Were this to happen to me, I’d want my tried-and-true books, ones I make new discoveries in no matter how many times I’ve read them. With a few exceptions, most of the books on this list are over twenty years old, some far older; i.e., The Faber Book of Modern Poetry, published in 1936. Browsing through my copy, I found “Swans” by Lawrence Durrell. Here’s the first stanza:
Fraudulent perhaps in that they gave
No sense of muscle but a swollen languor
Though moved by webs; yet idly, idly
As soap-bubbles drift from a clay-pipe
They mowed the lake in tapestry.
This list includes individual poetry collections and anthologies.

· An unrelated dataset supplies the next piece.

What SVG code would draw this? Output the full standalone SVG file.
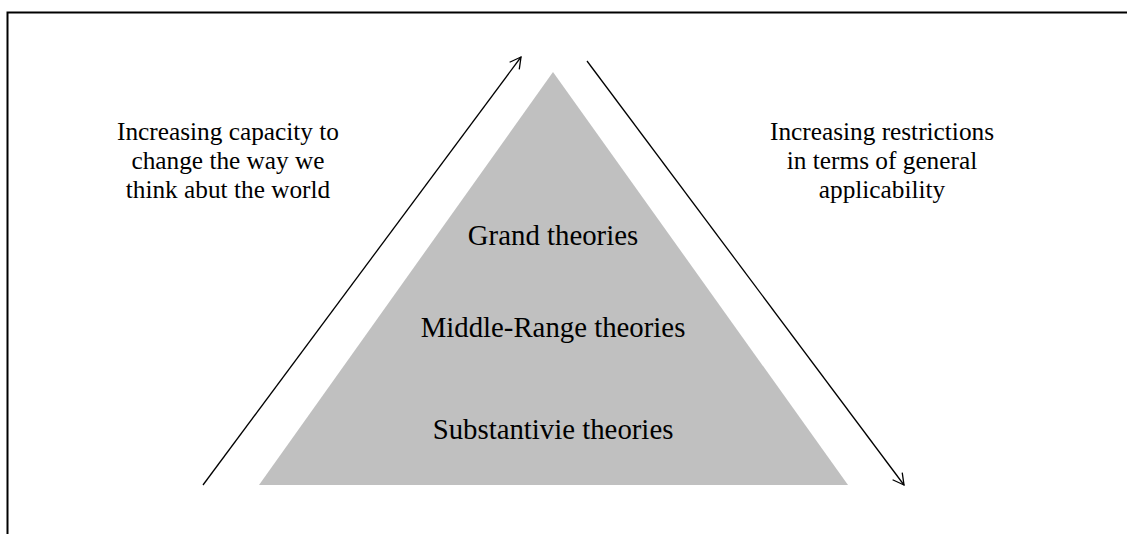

- 50 Contemporary Poets—The Creative Process, ed. Alberta T. Turner
- A Book of Women Poets From Antiquity to Now, eds. Aliki Barnstorm & Willis Barnstorm
- American Sonnets For My Past and Future Assassin by Terrance Hayes
- Ariel by Sylvia Plath
- Carnival Evening by Linda Pastan
- Even in Quiet Places by William Stafford
- Mercurochrome by Wanda Coleman
- Opened Ground by Seamus Heaney
- Patterson by William Carlos Williams
- Sonnets by Shakespeare
- Stag’s Leap by Sharon Olds
- The Collected Poems 1927-1979 by Elizabeth Bishop
- The Complete Poems by Anna Akhmatova, ed. Roberta Reeder
- The Country Without a Post Office by Shahid Ali Agha
- The Duino Elegies by Rainier Maria Rilke
- The Faber Book of Modern Poetry, ed. Michael Roberts
- The Geography of Home—California’s Poetry of Place, eds. Christopher Buckley & Gary Young
- The Wild Iris by Louise Glück
- Twenty Love Poems and a Song of Despair by Pablo Neruda
- With Eyes at the Backs of Our Heads by Denise Levertov
If you were stranded on a desert island, which books of poetry would you want with you?